◆ TASK ◆
Your task is to write out only the lines running from the line with "Recreate this image" to the line with "var threshold = 0.01;", both ends kept, with no images.

** start AVAILABLE DATA **

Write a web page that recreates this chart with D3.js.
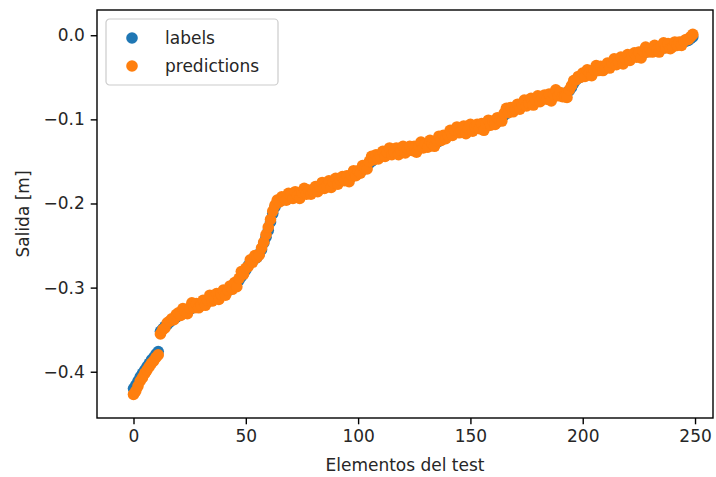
<!DOCTYPE html>
<html>
<head>
<meta charset="utf-8">
<script src="https://cdn.jsdelivr.net/npm/d3@7"></script>
<style>
  body { margin: 0; background: #fff; }
  text { font-family: "DejaVu Sans", sans-serif; fill: #262626; }
</style>
</head>
<body>
<svg id="canvas" width="716" height="477"></svg>
<script>
// values, index = element of the test set
const labels = [
  -0.420,-0.416,-0.411,-0.406,-0.402,-0.398,-0.394,-0.390,-0.386,-0.383,
  -0.379,-0.376,-0.352,-0.349,-0.346,-0.344,-0.341,-0.339,-0.337,-0.335,
  -0.333,-0.331,-0.330,-0.328,-0.327,-0.326,-0.324,-0.323,-0.322,-0.321,
  -0.320,-0.319,-0.318,-0.317,-0.315,-0.314,-0.313,-0.312,-0.310,-0.309,
  -0.308,-0.306,-0.304,-0.302,-0.300,-0.297,-0.294,-0.291,-0.287,-0.283,
  -0.279,-0.274,-0.270,-0.268,-0.266,-0.264,-0.260,-0.255,-0.247,-0.240,
  -0.232,-0.222,-0.212,-0.204,-0.199,-0.197,-0.196,-0.195,-0.194,-0.193,
  -0.193,-0.192,-0.191,-0.191,-0.190,-0.189,-0.188,-0.188,-0.187,-0.186,
  -0.185,-0.184,-0.183,-0.182,-0.181,-0.180,-0.179,-0.178,-0.177,-0.176,
  -0.175,-0.174,-0.173,-0.172,-0.171,-0.170,-0.169,-0.168,-0.167,-0.166,
  -0.164,-0.162,-0.160,-0.158,-0.155,-0.152,-0.150,-0.147,-0.145,-0.144,
  -0.143,-0.142,-0.141,-0.141,-0.140,-0.140,-0.139,-0.139,-0.138,-0.138,
  -0.137,-0.137,-0.136,-0.136,-0.135,-0.135,-0.134,-0.134,-0.133,-0.133,
  -0.132,-0.131,-0.130,-0.129,-0.128,-0.127,-0.126,-0.124,-0.122,-0.120,
  -0.118,-0.117,-0.116,-0.115,-0.115,-0.114,-0.114,-0.113,-0.113,-0.112,
  -0.111,-0.111,-0.110,-0.110,-0.109,-0.108,-0.108,-0.107,-0.107,-0.106,
  -0.105,-0.104,-0.103,-0.101,-0.098,-0.095,-0.093,-0.091,-0.089,-0.088,
  -0.087,-0.086,-0.085,-0.084,-0.083,-0.082,-0.081,-0.080,-0.079,-0.078,
  -0.077,-0.076,-0.075,-0.075,-0.074,-0.073,-0.073,-0.072,-0.071,-0.071,
  -0.070,-0.070,-0.069,-0.068,-0.066,-0.062,-0.057,-0.053,-0.051,-0.049,
  -0.048,-0.047,-0.046,-0.045,-0.044,-0.043,-0.042,-0.041,-0.040,-0.039,
  -0.038,-0.037,-0.036,-0.035,-0.034,-0.033,-0.032,-0.031,-0.030,-0.029,
  -0.028,-0.027,-0.026,-0.025,-0.024,-0.023,-0.022,-0.021,-0.020,-0.019,
  -0.019,-0.018,-0.017,-0.017,-0.016,-0.015,-0.015,-0.014,-0.013,-0.013,
  -0.012,-0.011,-0.011,-0.010,-0.009,-0.008,-0.007,-0.006,-0.004,-0.002
];

const predictions = [
  -0.427,-0.423,-0.417,-0.411,-0.407,-0.402,-0.398,-0.394,-0.390,-0.387,
  -0.383,-0.380,-0.355,-0.350,-0.348,-0.342,-0.340,-0.337,-0.338,-0.332,
  -0.330,-0.333,-0.325,-0.328,-0.331,-0.324,-0.318,-0.324,-0.319,-0.324,
  -0.321,-0.315,-0.321,-0.315,-0.309,-0.316,-0.313,-0.307,-0.314,-0.308,
  -0.303,-0.309,-0.303,-0.298,-0.302,-0.294,-0.299,-0.289,-0.281,-0.284,
  -0.277,-0.275,-0.267,-0.270,-0.262,-0.264,-0.261,-0.253,-0.246,-0.237,
  -0.228,-0.219,-0.209,-0.202,-0.196,-0.198,-0.192,-0.193,-0.196,-0.188,
  -0.190,-0.194,-0.186,-0.191,-0.194,-0.187,-0.182,-0.189,-0.184,-0.189,
  -0.186,-0.180,-0.186,-0.180,-0.175,-0.182,-0.179,-0.173,-0.181,-0.175,
  -0.170,-0.177,-0.172,-0.168,-0.173,-0.167,-0.174,-0.166,-0.161,-0.167,
  -0.161,-0.164,-0.155,-0.158,-0.159,-0.150,-0.144,-0.148,-0.142,-0.147,
  -0.144,-0.138,-0.144,-0.139,-0.134,-0.142,-0.139,-0.134,-0.142,-0.137,
  -0.132,-0.140,-0.135,-0.132,-0.137,-0.132,-0.139,-0.132,-0.127,-0.134,
  -0.129,-0.133,-0.125,-0.129,-0.132,-0.125,-0.120,-0.125,-0.119,-0.123,
  -0.119,-0.113,-0.119,-0.113,-0.109,-0.116,-0.114,-0.108,-0.117,-0.111,
  -0.106,-0.114,-0.109,-0.106,-0.111,-0.105,-0.113,-0.105,-0.101,-0.107,
  -0.102,-0.106,-0.098,-0.101,-0.102,-0.093,-0.087,-0.092,-0.086,-0.091,
  -0.088,-0.082,-0.088,-0.082,-0.077,-0.084,-0.081,-0.075,-0.083,-0.077,
  -0.072,-0.079,-0.074,-0.071,-0.076,-0.070,-0.078,-0.070,-0.065,-0.072,
  -0.068,-0.073,-0.073,-0.074,-0.065,-0.060,-0.054,-0.053,-0.049,-0.050,
  -0.045,-0.049,-0.041,-0.045,-0.048,-0.041,-0.036,-0.042,-0.037,-0.042,
  -0.039,-0.033,-0.039,-0.033,-0.028,-0.035,-0.032,-0.026,-0.034,-0.028,
  -0.023,-0.030,-0.025,-0.021,-0.026,-0.020,-0.027,-0.019,-0.014,-0.020,
  -0.016,-0.020,-0.012,-0.017,-0.020,-0.013,-0.009,-0.015,-0.010,-0.016,
  -0.014,-0.008,-0.012,-0.008,-0.012,-0.007,-0.005,-0.005,-0.002,0.001
];

const seriesNames = ["labels", "predictions"];
const seriesColors = ["#1f77b4", "#ff7f0e"];
const xTicks = [0, 50, 100, 150, 200, 250];
const yTicks = [0.0, -0.1, -0.2, -0.3, -0.4];

const svg = d3.select("#canvas");

// axes box
const boxLeft = 97, boxRight = 713, boxTop = 10, boxBottom = 418;
const r = 5.8;
const fontSize = "17px";

const x = d3.scaleLinear().domain([-16.25, 258]).range([boxLeft, boxRight]);
const y = d3.scaleLinear().domain([-0.455, 0.030]).range([boxBottom, boxTop]);

const fmt = d => d3.format(".1f")(d).replace("-", "\u2212");

const plot = svg.append("g");

// labels first, predictions drawn over them
[labels, predictions].forEach((vals, s) => {
    plot.selectAll(".dot-" + s)
        .data(vals)
        .enter()
        .append("circle")
        .attr("class", "dot-" + s)
        .attr("cx", (d, i) => x(i))
        .attr("cy", d => y(d))
        .attr("r", r)
        .attr("fill", seriesColors[s]);
});

// ticks
const xAxis = svg.append("g")
    .attr("transform", `translate(0,${boxBottom})`)
    .call(d3.axisBottom(x).tickValues(xTicks).tickSize(6.3).tickPadding(6).tickFormat(d3.format("d")));
const yAxis = svg.append("g")
    .attr("transform", `translate(${boxLeft},0)`)
    .call(d3.axisLeft(y).tickValues(yTicks).tickSize(6.3).tickPadding(6).tickFormat(fmt));

[xAxis, yAxis].forEach(a => {
    a.select(".domain").remove();
    a.selectAll(".tick line").attr("stroke", "#000").attr("stroke-width", 1.4);
    a.selectAll(".tick text")
        .attr("fill", "#262626")
        .style("font-family", "'DejaVu Sans', sans-serif")
        .style("font-size", fontSize);
});

// frame
svg.append("rect")
    .attr("x", boxLeft)
    .attr("y", boxTop)
    .attr("width", boxRight - boxLeft)
    .attr("height", boxBottom - boxTop)
    .attr("fill", "none")
    .attr("stroke", "#000")
    .attr("stroke-width", 1.4);

// axis titles
svg.append("text")
    .attr("x", (boxLeft + boxRight) / 2)
    .attr("y", 471)
    .attr("text-anchor", "middle")
    .style("font-size", fontSize)
    .text("Elementos del test");

svg.append("text")
    .attr("transform", `translate(29,${(boxTop + boxBottom) / 2}) rotate(-90)`)
    .attr("text-anchor", "middle")
    .style("font-size", fontSize)
    .text("Salida [m]");

// legend
const legend = svg.append("g").attr("transform", "translate(106,19)");
legend.append("rect")
    .attr("width", 172)
    .attr("height", 66)
    .attr("rx", 3.6)
    .attr("fill", "#fff")
    .attr("fill-opacity", 0.8)
    .attr("stroke", "#cccccc")
    .attr("stroke-width", 1.2);

seriesNames.forEach((name, i) => {
    const cy = 19 + i * 28;
    legend.append("circle")
        .attr("cx", 26)
        .attr("cy", cy)
        .attr("r", r)
        .attr("fill", seriesColors[i]);
    legend.append("text")
        .attr("x", 59)
        .attr("y", cy)
        .attr("dy", "0.35em")
        .style("font-size", fontSize)
        .text(name);
});
</script>
</body>
</html>
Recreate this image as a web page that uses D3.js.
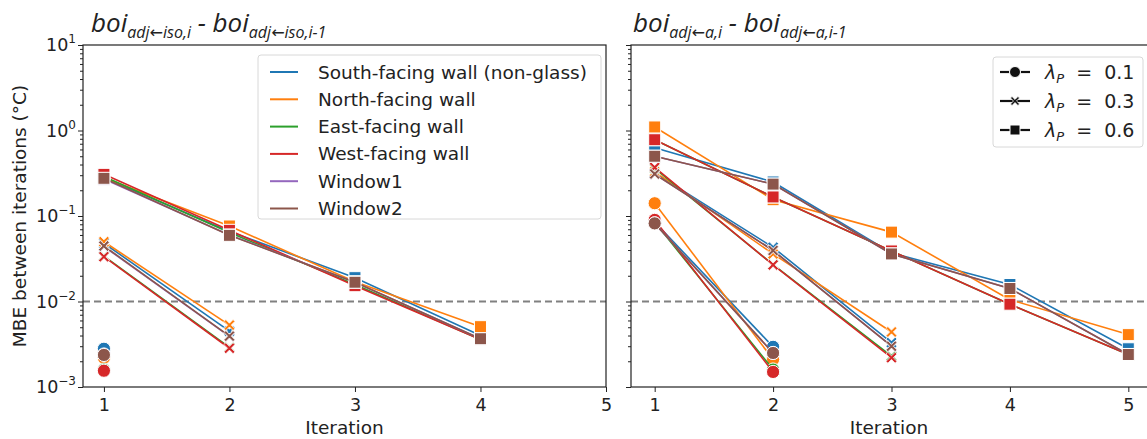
<!DOCTYPE html>
<html>
<head>
<meta charset="utf-8">
<script src="https://cdn.jsdelivr.net/npm/d3@7"></script>
<style>
  body { margin: 0; background: #fff; }
  text { font-family: "DejaVu Sans", sans-serif; fill: #222; }
</style>
</head>
<body>
<svg id="chart" width="1147" height="439"></svg>
<script>
// series / colours
var seriesNames = ["South-facing wall (non-glass)", "North-facing wall", "East-facing wall", "West-facing wall", "Window1", "Window2"];
var seriesColors = ["#1f77b4", "#ff7f0e", "#2ca02c", "#d62728", "#9467bd", "#8c564b"];
var lambdas = ["0.1", "0.3", "0.6"];
var markerTypes = ["circle", "cross", "square"];
var xTicks = [1, 2, 3, 4, 5];
var yTicks = [1e-3, 1e-2, 1e-1, 1e0, 1e1];
var yTickExp = ["\u22123", "\u22122", "\u22121", "0", "1"];

// left panel: boi adj<-iso   (one row per series, values by iteration)
var isoL01 = [[0.0028], [0.0022], [0.0016], [0.00155], [0.0024], [0.00237]];
var isoL03 = [[0.048, 0.0045], [0.050, 0.0053], [0.034, 0.0029], [0.0334, 0.00284], [0.044, 0.0039], [0.0446, 0.00394]];
var isoL06 = [
  [0.28, 0.066, 0.019, 0.0040],
  [0.28, 0.0764, 0.017, 0.00508],
  [0.29, 0.064, 0.0158, 0.0036],
  [0.307, 0.068, 0.0153, 0.0036],
  [0.27, 0.060, 0.0168, 0.00367],
  [0.276, 0.0594, 0.0168, 0.00367]
];

// right panel: boi adj<-a
var aL01 = [[0.085, 0.00295], [0.141, 0.0021], [0.085, 0.0016], [0.09, 0.0015], [0.082, 0.0025], [0.082, 0.0025]];
var aL03 = [[0.32, 0.043, 0.0033], [0.33, 0.036, 0.0044], [0.36, 0.027, 0.0023], [0.37, 0.0268, 0.0022], [0.31, 0.0395, 0.0030], [0.31, 0.0395, 0.0030]];
var aL06 = [
  [0.63, 0.25, 0.037, 0.0158, 0.0028],
  [1.10, 0.155, 0.0648, 0.0105, 0.0041],
  [0.78, 0.167, 0.039, 0.0093, 0.0024],
  [0.78, 0.167, 0.039, 0.0093, 0.0024],
  [0.50, 0.236, 0.036, 0.0142, 0.0024],
  [0.50, 0.236, 0.036, 0.0142, 0.0024]
];

var threshold = 0.01;

var svg = d3.select("#chart");
var y = d3.scaleLog().domain([1e-3, 1e1]).range([387, 45]);

function drawMarker(g, type, cx, cy, color, s) {
  if (type == "circle") {
    g.append("circle").attr("cx", cx).attr("cy", cy).attr("r", s * 0.55)
      .attr("fill", color).attr("stroke", "#fff").attr("stroke-width", 1);
  } else if (type == "square") {
    g.append("rect").attr("x", cx - s / 2).attr("y", cy - s / 2).attr("width", s).attr("height", s)
      .attr("fill", color).attr("stroke", "#fff").attr("stroke-width", 1);
  } else {
    // filled "X"
    var a = s / 2, w = s * 0.17;
    var pts = [[-a, -a + w], [-a + w, -a], [0, -w], [a - w, -a], [a, -a + w], [w, 0],
               [a, a - w], [a - w, a], [0, w], [-a + w, a], [-a, a - w], [-w, 0]];
    g.append("path")
      .attr("d", "M" + pts.map(function(p) { return (cx + p[0]) + "," + (cy + p[1]); }).join("L") + "Z")
      .attr("fill", color).attr("stroke", "#fff").attr("stroke-width", 0.8);
  }
}

function subscript(t, txt) {
  // subscript with a plain (wider) arrow like the original title font
  var parts = txt.split("\u2190");
  t.append("tspan").attr("font-size", 16).attr("dy", 6).text(parts[0]);
  t.append("tspan").attr("font-size", 16).attr("font-style", "normal")
    .style("font-family", "'DejaVu Sans', sans-serif").text("\u2190");
  t.append("tspan").attr("font-size", 16).text(parts[1]);
}

function panel(x0, x1, xDomain, groups, sub1, sub2, showY, titleX) {
  var x = d3.scaleLinear().domain(xDomain).range([x0, x1]);
  var g = svg.append("g");
  var clipId = "clip" + x0;
  svg.append("clipPath").attr("id", clipId).append("rect")
    .attr("x", x0).attr("y", 45).attr("width", x1 - x0).attr("height", 342);
  var plot = g.append("g").attr("clip-path", "url(#" + clipId + ")");

  // threshold line
  plot.append("line").attr("x1", x0).attr("x2", x1).attr("y1", y(threshold)).attr("y2", y(threshold))
    .attr("stroke", "#808080").attr("stroke-width", 2).attr("stroke-dasharray", "7,4");

  var line = d3.line().x(function(d, i) { return x(i + 1); }).y(function(d) { return y(d); });
  for (var s = 0; s < seriesNames.length; s++) {
    for (var k = 0; k < groups.length; k++) {
      var vals = groups[k][s];
      plot.append("path").datum(vals).attr("d", line).attr("fill", "none")
        .attr("stroke", seriesColors[s]).attr("stroke-width", 1.6);
      for (var i = 0; i < vals.length; i++) {
        drawMarker(plot, markerTypes[k], x(i + 1), y(vals[i]), seriesColors[s], markerTypes[k] == "cross" ? 11 : 12);
      }
    }
  }

  // axes
  var xAxis = g.append("g").attr("transform", "translate(0,387)")
    .call(d3.axisBottom(x).tickValues(xTicks).tickFormat(d3.format("d")).tickSize(5).tickSizeOuter(0));
  xAxis.select(".domain").remove();
  xAxis.selectAll("text").attr("font-size", 17.5).attr("dy", "0.9em").style("font-family", "DejaVu Sans");
  xAxis.selectAll("line").attr("stroke", "#222");

  var yAxis = g.append("g").attr("transform", "translate(" + x0 + ",0)")
    .call(d3.axisLeft(y).tickValues(yTicks).tickFormat("").tickSize(5).tickSizeOuter(0));
  yAxis.select(".domain").remove();
  yAxis.selectAll("line").attr("stroke", "#222");
  var minor = [];
  for (var e = -3; e < 1; e++) for (var m = 2; m < 10; m++) minor.push(m * Math.pow(10, e));
  g.append("g").attr("transform", "translate(" + x0 + ",0)")
    .call(d3.axisLeft(y).tickValues(minor).tickFormat("").tickSize(3).tickSizeOuter(0))
    .call(function(a) { a.select(".domain").remove(); a.selectAll("line").attr("stroke", "#222"); });

  if (showY) {
    yTicks.forEach(function(v, i) {
      var t = g.append("text").attr("x", x0 - 7).attr("y", y(v) + 6).attr("text-anchor", "end").attr("font-size", 17.5);
      t.append("tspan").text("10");
      t.append("tspan").attr("font-size", 12).attr("dy", -8).text(yTickExp[i]);
    });
  }

  // frame
  g.append("rect").attr("x", x0).attr("y", 45).attr("width", x1 - x0).attr("height", 342)
    .attr("fill", "none").attr("stroke", "#222").attr("stroke-width", 1.2);

  g.append("text").attr("x", (x0 + Math.min(x1, 1147)) / 2).attr("y", 434).attr("text-anchor", "middle")
    .attr("font-size", 18.5).text("Iteration");

  var tt = g.append("text").attr("x", titleX).attr("y", 32).attr("font-size", 26).attr("font-style", "italic")
    .style("font-family", "'Open Sans', sans-serif");
  tt.append("tspan").text("boi");
  subscript(tt, sub1);
  tt.append("tspan").attr("dy", -6).text(" - boi");
  subscript(tt, sub2);
  return x;
}

panel(83, 606, [0.8333, 5], [isoL01, isoL03, isoL06], "adj\u2190iso,i", "adj\u2190iso,i-1", true, 91);
panel(631, 1152, [0.8, 5.2], [aL01, aL03, aL06], "adj\u2190a,i", "adj\u2190a,i-1", false, 633);

// y label
svg.append("text").attr("transform", "translate(26,216) rotate(-90)").attr("text-anchor", "middle")
  .attr("font-size", 18.5).text("MBE between iterations (\u00b0C)");

// legend: series
var lg = svg.append("g");
lg.append("rect").attr("x", 258).attr("y", 55).attr("width", 343).attr("height", 164).attr("rx", 3)
  .attr("fill", "#fff").attr("fill-opacity", 0.85).attr("stroke", "#d8d8d8");
seriesNames.forEach(function(n, i) {
  var ly = 72 + i * 27.3;
  lg.append("line").attr("x1", 270).attr("x2", 298).attr("y1", ly).attr("y2", ly)
    .attr("stroke", seriesColors[i]).attr("stroke-width", 2);
  lg.append("text").attr("x", 318).attr("y", ly + 6.5).attr("font-size", 18.5).text(n);
});

// legend: lambda markers
var lg2 = svg.append("g");
lg2.append("rect").attr("x", 993).attr("y", 57).attr("width", 150).attr("height", 90).attr("rx", 3)
  .attr("fill", "#fff").attr("stroke", "#d8d8d8");
lambdas.forEach(function(l, i) {
  var ly = 72 + i * 29;
  lg2.append("line").attr("x1", 1000).attr("x2", 1030).attr("y1", ly).attr("y2", ly)
    .attr("stroke", "#111").attr("stroke-width", 2.2);
  drawMarker(lg2, markerTypes[i], 1015, ly, "#111", markerTypes[i] == "cross" ? 9 : 10);
  var t = lg2.append("text").attr("x", 1045).attr("y", ly + 6.5).attr("font-size", 19);
  t.append("tspan").attr("font-style", "italic").text("\u03bb");
  t.append("tspan").attr("font-style", "italic").attr("font-size", 13).attr("dy", 4).text("P");
  t.append("tspan").attr("dy", -4).attr("xml:space", "preserve").text("  =  " + l);
});
</script>
</body>
</html>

** end AVAILABLE DATA **

◆ THE ANSWER ◆
Recreate this image as a web page that uses D3.js.
<!DOCTYPE html>
<html>
<head>
<meta charset="utf-8">
<script src="https://cdn.jsdelivr.net/npm/d3@7"></script>
<style>
  body { margin: 0; background: #fff; }
  text { font-family: "DejaVu Sans", sans-serif; fill: #222; }
</style>
</head>
<body>
<svg id="chart" width="1147" height="439"></svg>
<script>
// series / colours
var seriesNames = ["South-facing wall (non-glass)", "North-facing wall", "East-facing wall", "West-facing wall", "Window1", "Window2"];
var seriesColors = ["#1f77b4", "#ff7f0e", "#2ca02c", "#d62728", "#9467bd", "#8c564b"];
var lambdas = ["0.1", "0.3", "0.6"];
var markerTypes = ["circle", "cross", "square"];
var xTicks = [1, 2, 3, 4, 5];
var yTicks = [1e-3, 1e-2, 1e-1, 1e0, 1e1];
var yTickExp = ["\u22123", "\u22122", "\u22121", "0", "1"];

// left panel: boi adj<-iso   (one row per series, values by iteration)
var isoL01 = [[0.0028], [0.0022], [0.0016], [0.00155], [0.0024], [0.00237]];
var isoL03 = [[0.048, 0.0045], [0.050, 0.0053], [0.034, 0.0029], [0.0334, 0.00284], [0.044, 0.0039], [0.0446, 0.00394]];
var isoL06 = [
  [0.28, 0.066, 0.019, 0.0040],
  [0.28, 0.0764, 0.017, 0.00508],
  [0.29, 0.064, 0.0158, 0.0036],
  [0.307, 0.068, 0.0153, 0.0036],
  [0.27, 0.060, 0.0168, 0.00367],
  [0.276, 0.0594, 0.0168, 0.00367]
];

// right panel: boi adj<-a
var aL01 = [[0.085, 0.00295], [0.141, 0.0021], [0.085, 0.0016], [0.09, 0.0015], [0.082, 0.0025], [0.082, 0.0025]];
var aL03 = [[0.32, 0.043, 0.0033], [0.33, 0.036, 0.0044], [0.36, 0.027, 0.0023], [0.37, 0.0268, 0.0022], [0.31, 0.0395, 0.0030], [0.31, 0.0395, 0.0030]];
var aL06 = [
  [0.63, 0.25, 0.037, 0.0158, 0.0028],
  [1.10, 0.155, 0.0648, 0.0105, 0.0041],
  [0.78, 0.167, 0.039, 0.0093, 0.0024],
  [0.78, 0.167, 0.039, 0.0093, 0.0024],
  [0.50, 0.236, 0.036, 0.0142, 0.0024],
  [0.50, 0.236, 0.036, 0.0142, 0.0024]
];

var threshold = 0.01;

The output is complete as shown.